The set up is easy everyone takes a monster standee and sheet – all functionally the same but you know The King is better than Cyberbunny. Place the board in the middle; arrange everything else around the outside. Done. Only thing to note is to draw three cards off the deck and place them face up – everyone gets to see what is coming.

First turn, The King! Roll dice, mutter darkly, reroll dice, more mutterings and then finally reroll all the dice and accept your fate.

2x Hearts, 2x Claws, a One and a Two. Bah. Straight into Tokyo (claws rolled) though and score a VP. Can’t gain more than ten life so help there, and nothing else adds.

Second turn, Cyberbunny! Clatter, clatter, Frakking hell! No way!

3x Claws, 3x Three.

The King takes three damage for being in Tokyo while Cyberbunny (and everyone else) is outside. The King retreats tactically withdraws. Cyberbunny is now in Tokyo with a VP for going in and three more for the set of 3x Threes.

Third turn, Meka Dragon rolls.

2x Claws, 2x Lightning Bolt, 1x Heart, 1x Three.

Cyberbunny was obviously gloating too much and didn’t notice that mechanical beast behind the building – two damage. The Lightning Bolts give Meka two shiny green cubes and a chance to buy cards, while the other dice are no good.

Checking the cards they are all expensive so will have to save those cubes for later.

Ok, so that is King of Tokyo minus the gloating, panic, backchat, trashtalk and everything else that comes easy with a game this simple.

It could be described as overproduced but that gives the game a fantastic sheen with everything being of a high standard and covered in thematic artwork. Indeed your hard earned cash pays for someone to punch out all the card and bag everything up into the made to measure insert – opening the box is a surprise.

The game suggests that it plays with two to six players, but I think three to six is correct. With two players it is literally a race to do most damage before who ever sat on Tokyo first wins via VPs.

Ideally you would play with five or six as then there is a fearsome amount of damage being thrown around and players rapidly drop out. This isn’t really a problem as the game is so quick then you will soon all be playing again. Also if someone storms to a VP win then most players are still rolling right up to the end. I guess if it is really a problem then there is a card in the pack that you could just apply to all players – ‘It has a Child’ which reboots your monster for the cost of all your VPs.

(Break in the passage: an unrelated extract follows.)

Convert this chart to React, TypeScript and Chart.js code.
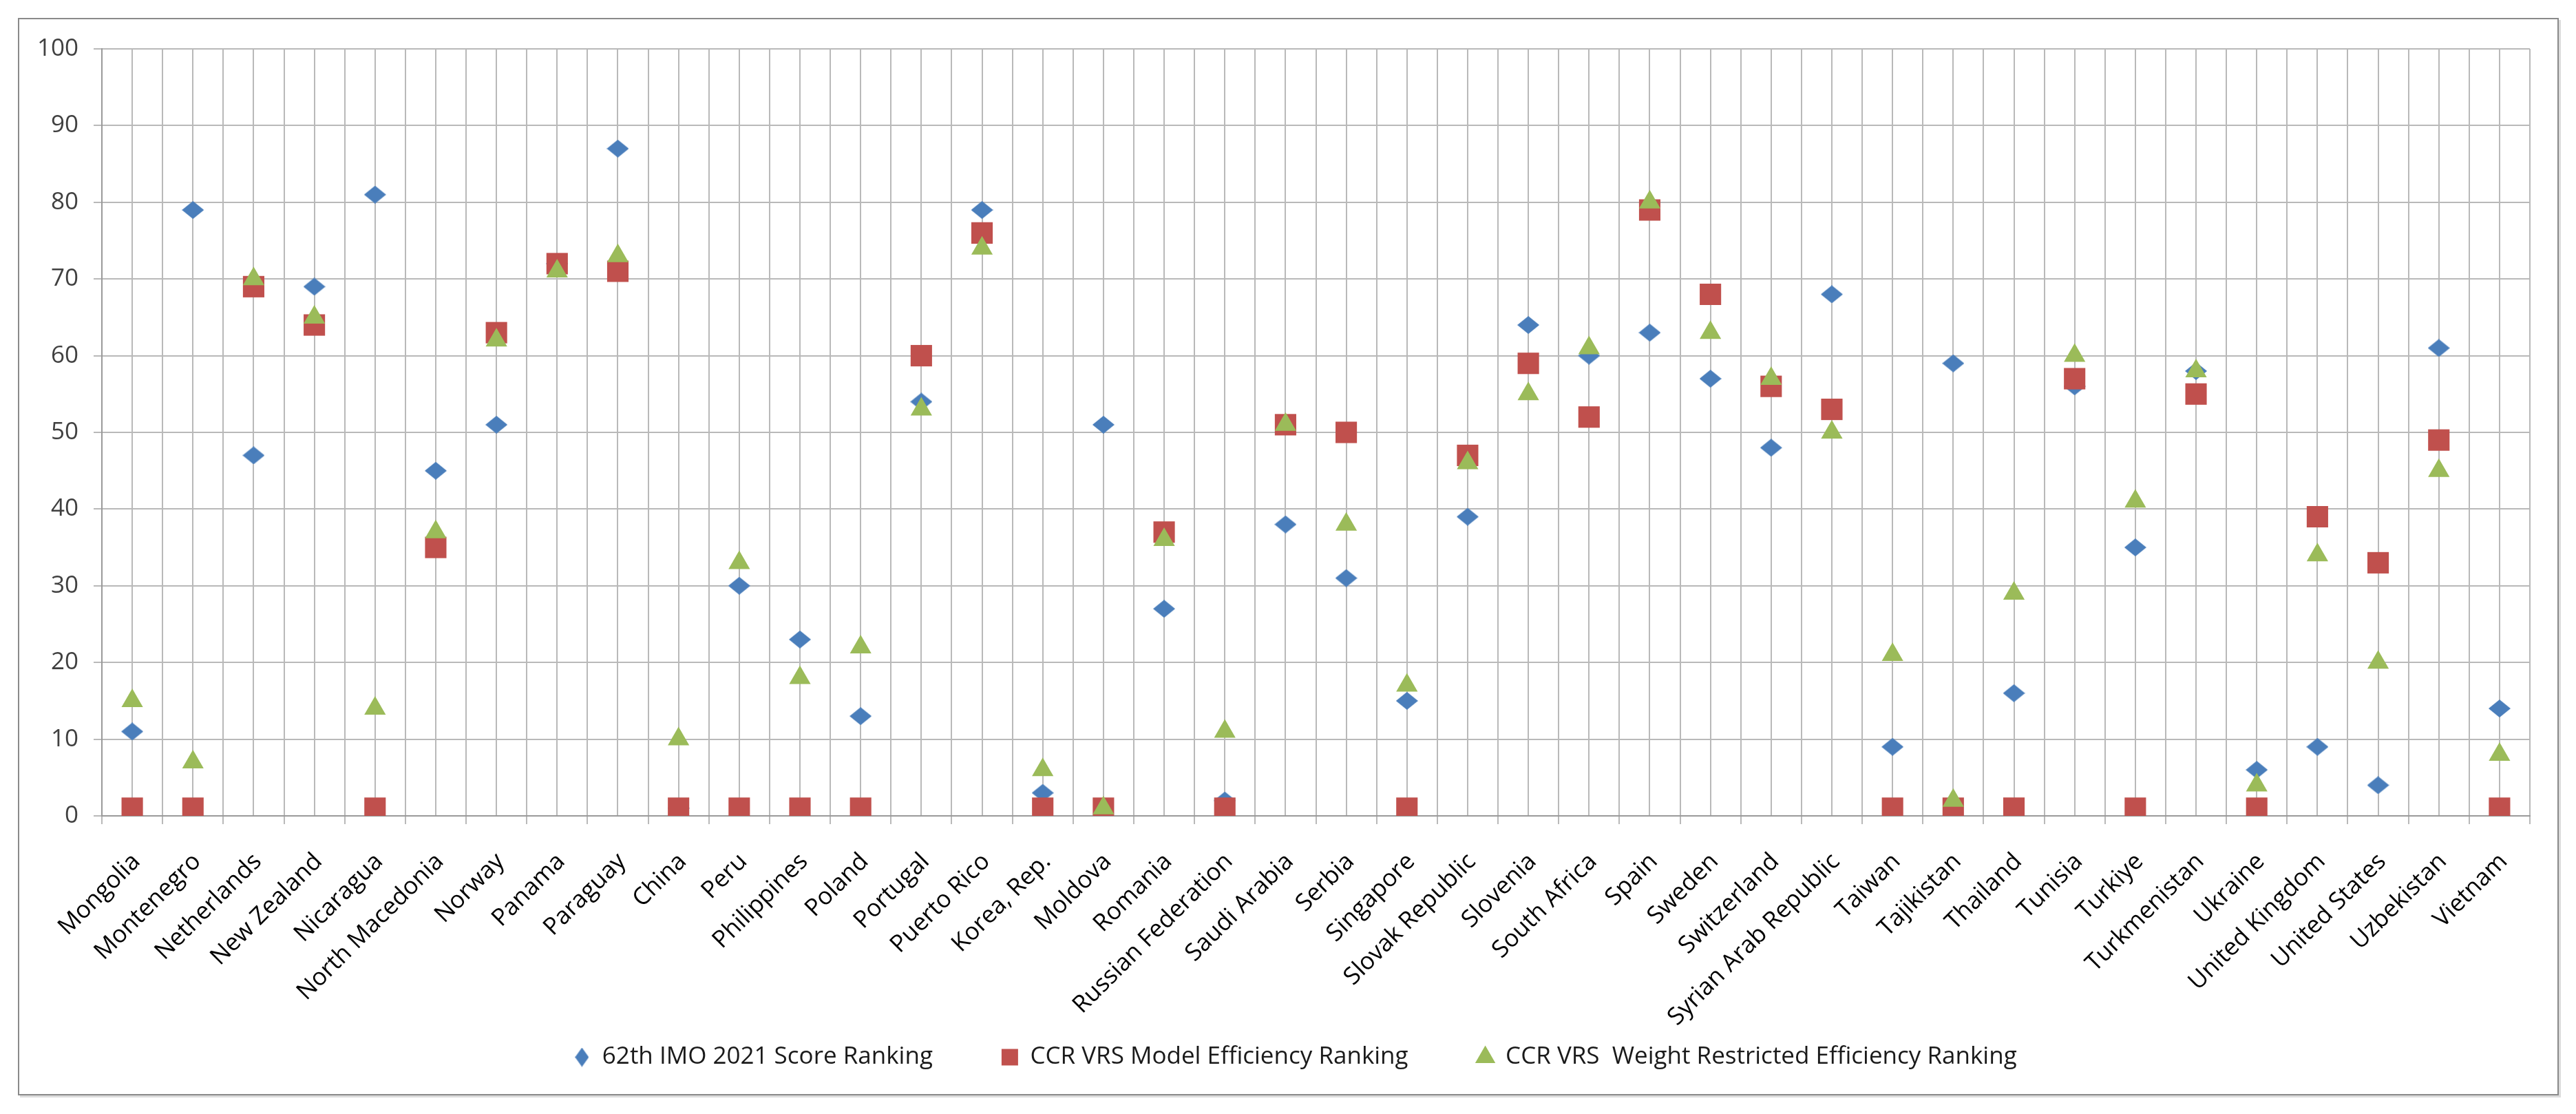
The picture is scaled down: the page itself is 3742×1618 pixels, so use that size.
import React, { useEffect, useRef } from "react";
import { Chart, registerables } from "chart.js";

Chart.register(...registerables);

const countries = [
  "Mongolia", "Montenegro", "Netherlands", "New Zealand", "Nicaragua", "North Macedonia",
  "Norway", "Panama", "Paraguay", "China", "Peru", "Philippines", "Poland", "Portugal",
  "Puerto Rico", "Korea, Rep.", "Moldova", "Romania", "Russian Federation", "Saudi Arabia",
  "Serbia", "Singapore", "Slovak Republic", "Slovenia", "South Africa", "Spain", "Sweden",
  "Switzerland", "Syrian Arab Republic", "Taiwan", "Tajikistan", "Thailand", "Tunisia",
  "Turkiye", "Turkmenistan", "Ukraine", "United Kingdom", "United States", "Uzbekistan", "Vietnam",
];

const imoScoreRanking = [
  11, 79, 47, 69, 81, 45, 51, 72, 87, 1, 30, 23, 13, 54, 79, 3, 51, 27, 2, 38,
  31, 15, 39, 64, 60, 63, 57, 48, 68, 9, 59, 16, 56, 35, 58, 6, 9, 4, 61, 14,
];

const ccrVrsModelRanking = [
  1, 1, 69, 64, 1, 35, 63, 72, 71, 1, 1, 1, 1, 60, 76, 1, 1, 37, 1, 51,
  50, 1, 47, 59, 52, 79, 68, 56, 53, 1, 1, 1, 57, 1, 55, 1, 39, 33, 49, 1,
];

const weightRestrictedRanking = [
  15, 7, 70, 65, 14, 37, 62, 71, 73, 10, 33, 18, 22, 53, 74, 6, 1, 36, 11, 51,
  38, 17, 46, 55, 61, 80, 63, 57, 50, 21, 2, 29, 60, 41, 58, 4, 34, 20, 45, 8,
];

const seriesNames = [
  "62th IMO 2021 Score Ranking",
  "CCR VRS Model Efficiency Ranking",
  "CCR VRS  Weight Restricted Efficiency Ranking",
];

const yMin = 0;
const yMax = 100;
const yStep = 10;

const BLUE = "#4A7EBB";
const RED = "#C0504D";
const GREEN = "#9BBB59";
const GRID = "#b9b9b9";
const AXIS = "#9a9a9a";

function makeDiamond(w: number, h: number, color: string): HTMLCanvasElement {
  const c = document.createElement("canvas");
  c.width = w;
  c.height = h;
  const ctx = c.getContext("2d")!;
  ctx.fillStyle = color;
  ctx.beginPath();
  ctx.moveTo(w / 2, 0);
  ctx.lineTo(w, h / 2);
  ctx.lineTo(w / 2, h);
  ctx.lineTo(0, h / 2);
  ctx.closePath();
  ctx.fill();
  return c;
}

export default function App() {
  const canvasRef = useRef<HTMLCanvasElement | null>(null);

  useEffect(() => {
    if (!canvasRef.current) return;
    const diamond = makeDiamond(32, 26, BLUE);
    const legendDiamond = makeDiamond(20, 28, BLUE);
    const tickFont = { family: "'Open Sans', 'DejaVu Sans', sans-serif", size: 35 };

    const chart = new Chart(canvasRef.current, {
      type: "line",
      data: {
        labels: countries,
        datasets: [
          {
            label: seriesNames[0],
            data: imoScoreRanking,
            showLine: false,
            pointStyle: diamond as any,
            pointRadius: 16,
            pointBorderWidth: 0,
            borderWidth: 0,
            backgroundColor: BLUE,
            borderColor: BLUE,
            order: 3,
          },
          {
            label: seriesNames[1],
            data: ccrVrsModelRanking,
            showLine: false,
            pointStyle: "rect",
            pointRadius: 22,
            pointBorderWidth: 0,
            borderWidth: 0,
            backgroundColor: RED,
            borderColor: RED,
            order: 2,
          },
          {
            label: seriesNames[2],
            data: weightRestrictedRanking,
            showLine: false,
            pointStyle: "triangle",
            pointRadius: 18,
            pointBorderWidth: 0,
            borderWidth: 0,
            backgroundColor: GREEN,
            borderColor: GREEN,
            order: 1,
          },
        ],
      },
      options: {
        animation: false,
        responsive: true,
        maintainAspectRatio: false,
        layout: { padding: { left: 60, top: 41, right: 40, bottom: 26 } },
        plugins: {
          tooltip: { enabled: false },
          legend: {
            position: "bottom",
            labels: {
              usePointStyle: true,
              boxWidth: 24,
              boxHeight: 24,
              padding: 100,
              color: "#1a1a1a",
              font: { family: "'Liberation Sans Narrow', 'Open Sans', sans-serif", size: 35 },
              sort: (a: any, b: any) => a.datasetIndex - b.datasetIndex,
              generateLabels: (ch: any) => {
                const items = (Chart.defaults.plugins.legend.labels as any).generateLabels(ch);
                items.forEach((it: any) => {
                  if (it.datasetIndex === 0) it.pointStyle = legendDiamond;
                  it.lineWidth = 0;
                });
                return items;
              },
            },
          },
        },
        scales: {
          x: {
            type: "category",
            offset: true,
            grid: { offset: true, color: GRID, lineWidth: 2, tickLength: 12, tickColor: GRID },
            border: { color: AXIS, width: 2 },
            ticks: {
              autoSkip: false,
              minRotation: 45,
              maxRotation: 45,
              padding: 34,
              labelOffset: 6,
              color: "#000",
              font: tickFont,
            },
            afterFit: (s: any) => {
              s.height = 233;
              // let the long rotated labels run past the axis box (no clipping)
              s._computeLabelArea = () => undefined;
            },
          },
          xc: {
            type: "category",
            position: "bottom",
            offset: true,
            grid: { offset: false, color: GRID, lineWidth: 2, drawTicks: false },
            border: { display: false },
            ticks: { display: false },
            afterFit: (s: any) => {
              s.height = 0;
            },
          },
          y: {
            min: yMin,
            max: yMax,
            ticks: { stepSize: yStep, padding: 22, color: "#404040", font: tickFont },
            grid: { color: GRID, lineWidth: 2, tickLength: 12, tickColor: GRID },
            border: { color: AXIS, width: 2 },
            afterFit: (s: any) => {
              s.width = 60;
              s._computeLabelArea = () => undefined;
            },
          },
        },
      } as any,
    });
    return () => chart.destroy();
  }, []);

  return (
    <div
      style={{
        position: "absolute",
        left: 26,
        top: 26,
        width: 3691,
        height: 1565,
        border: "2px solid #8a8a8a",
        boxShadow: "3px 3px 0 #dcdcdc",
        boxSizing: "border-box",
        background: "#fff",
      }}
    >
      <div style={{ position: "relative", width: "100%", height: "100%" }}>
        <canvas ref={canvasRef} />
      </div>
    </div>
  );
}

Yes the game is luck based, but you get a number of rerolls and nothing beats that feeling of riding your luck especially when that means you get to smack your friends (monsters) about the head and gloat about it afterwards. You can easily keep playing this all evening and even the drink addled will be able to keep track of what is happening.

I recommend this game to anyone who is happy to roll dice with friends – you know if this is you. Indeed of the group I have played with two have gone on to buy their own copies and they have now played those copies with friends and family.